Otto von Bismarck (1815–1898) was the Prussian statesman who unified Germany through three calculated wars (against Denmark, Austria, and France) and served as the first Chancellor of the German Empire from 1871 to 1890. Known as the 'Iron Chancellor,' he was a master of realpolitik — pragmatic power politics — and created the European alliance system that maintained peace until World War I.

Otto von Bismarck was the dominant European statesman of the 19th century — a conservative aristocrat who reshaped the map of Europe through a combination of diplomatic cunning, military force, and pragmatic calculation that defined the modern practice of power politics.

Born into the Prussian Junker (landed aristocracy) class in 1815, Bismarck entered politics as a conservative monarchist. He became Minister President of Prussia in 1862, appointed by King Wilhelm I to resolve a constitutional crisis over military spending. His famous declaration that Germany's great questions would be decided 'not through speeches and majority decisions... but through blood and iron' signaled his approach to the national question.

Bismarck unified Germany through three deliberately engineered wars. The Danish War of 1864 (over Schleswig-Holstein) established Prussian military credentials. The Austro-Prussian War of 1866 excluded Austria from German affairs and established Prussian dominance over a North German Confederation. The Franco-Prussian War of 1870–1871 — which Bismarck provoked by editing and releasing the Ems Telegram to inflame French opinion — united the southern German states with the north in a patriotic war against France.

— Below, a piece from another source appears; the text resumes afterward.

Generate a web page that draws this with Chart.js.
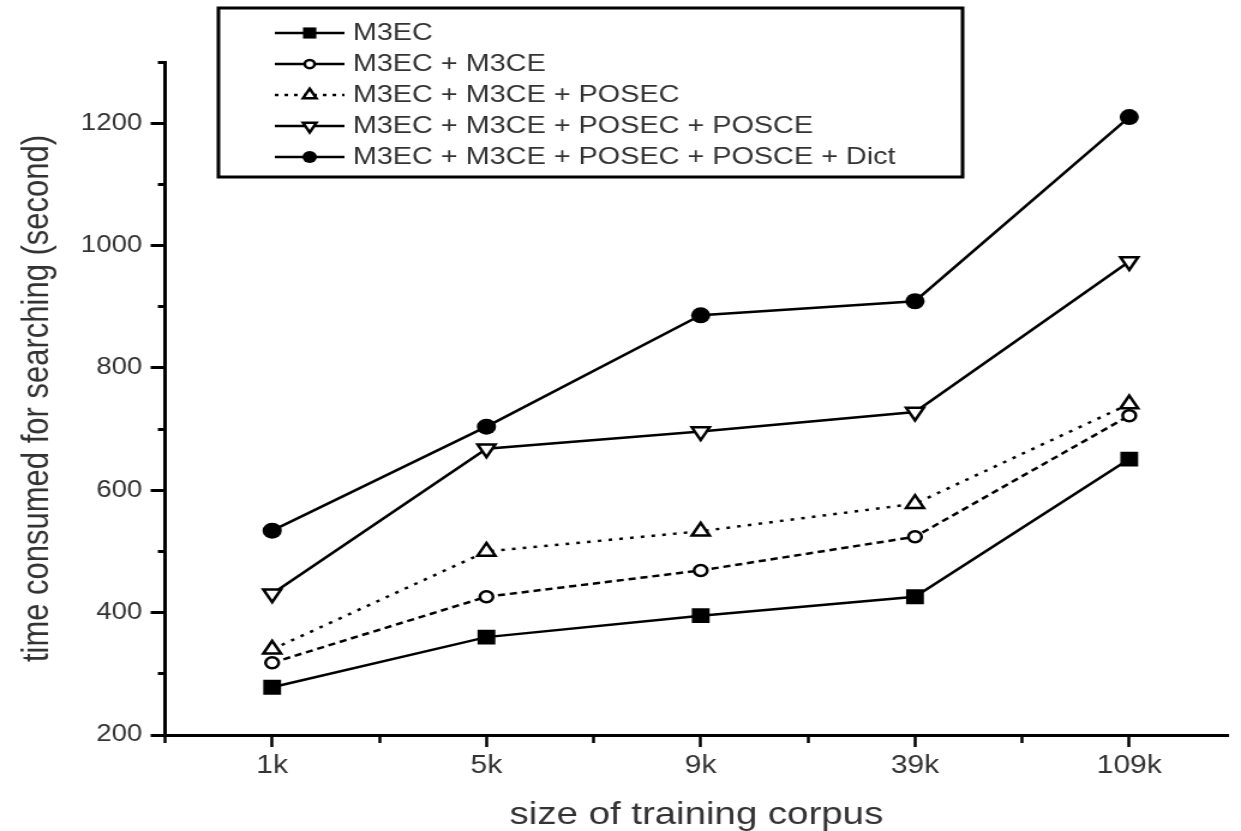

The German Empire was proclaimed at Versailles on January 18, 1871, with Wilhelm I as Kaiser and Bismarck as Chancellor.

As Chancellor, Bismarck pursued conservative domestic policies while creating a revolutionary foreign policy framework. Domestically, he suppressed Catholic political influence (the Kulturkampf), tried to undermine the Social Democratic Party through anti-socialist laws, and simultaneously introduced pioneering social welfare programs — health insurance, accident insurance, old-age pensions — designed to weaken socialist appeal by addressing workers' material needs. This combination of repression and reform became a model for conservative modernizers.

In foreign policy, Bismarck built a complex alliance system designed to isolate France and prevent a coalition that could threaten Germany. He maintained alliances with Austria-Hungary and Russia, cultivated good relations with Britain, and kept France diplomatically contained. His system required constant diplomatic management and a willingness to avoid colonial and imperial adventures that might upset the balance.

Bismarck was dismissed by the young Kaiser Wilhelm II in 1890. His successors dismantled his carefully balanced alliance system, alienated both Russia and Britain, pursued aggressive colonial and naval policies, and ultimately led Germany into the catastrophe of World War I — a war that Bismarck's diplomacy had been specifically designed to prevent. His legacy is thus deeply paradoxical: the unified Germany he created became the most powerful state in Europe, but the militaristic nationalism he cultivated and the alliance system he built eventually produced the very conflict he had sought to avoid.